Walkthrough went very well for the amount of time and data available.  Looking forward to getting business community’s feedback.  I hope to have lots of rocks thrown at the model to insure it reflects what they do or want to do.  I had considered pulling one of my modeling tricks to get involvement [adding a few mistakes on purpose] however, I don’t think getting feedback from the business is going to be an issue.  They seem very engaged and willing to comment.

Structure in Threes: Management Systems

For the record I’m typically for performance based compensation systems.  Maybe because I think you should be focused to perform your role for the best of the company to start with.  I see approaches such as stack ranking, top grading, etc. as creating a cascading effect that has employees and management “game” the system.  The end result is a death spiral where people spend more time looking good than doing good at the expense of the customer and investors.  After reading chapter eight of Rummler’s book reDiscovering Value, I see why and where these systems have gone wrong; basically measuring and rewarding the wrong behavior (local optimization) rather than doing the best to create value across the enterprise.
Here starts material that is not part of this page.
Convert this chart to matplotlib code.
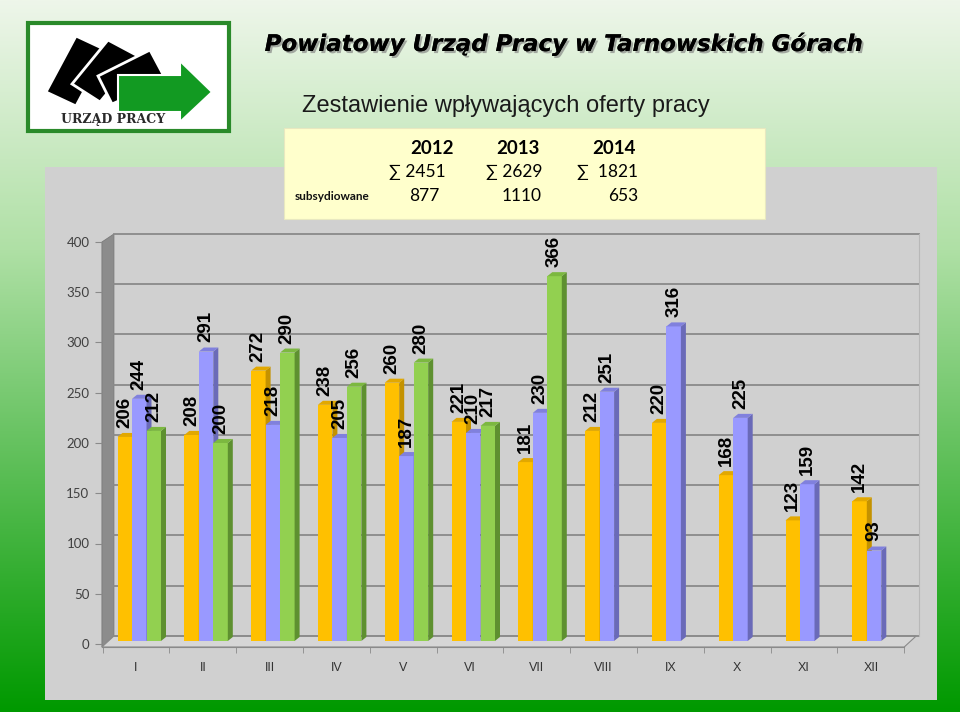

I’m finding a lot to like about Rummler’s approach towards creating a management system that works:

  • First reengineer the processes cross functionally to enable real value creation
  • Second design a dual management system that focuses on the value creation performance and then resource performance
  • Third design the compensation system weighted towards value creation system performance as top priority

I can see this approach keeping in check the desire to optimize resources in deference to creating value which is what keeps a business in business.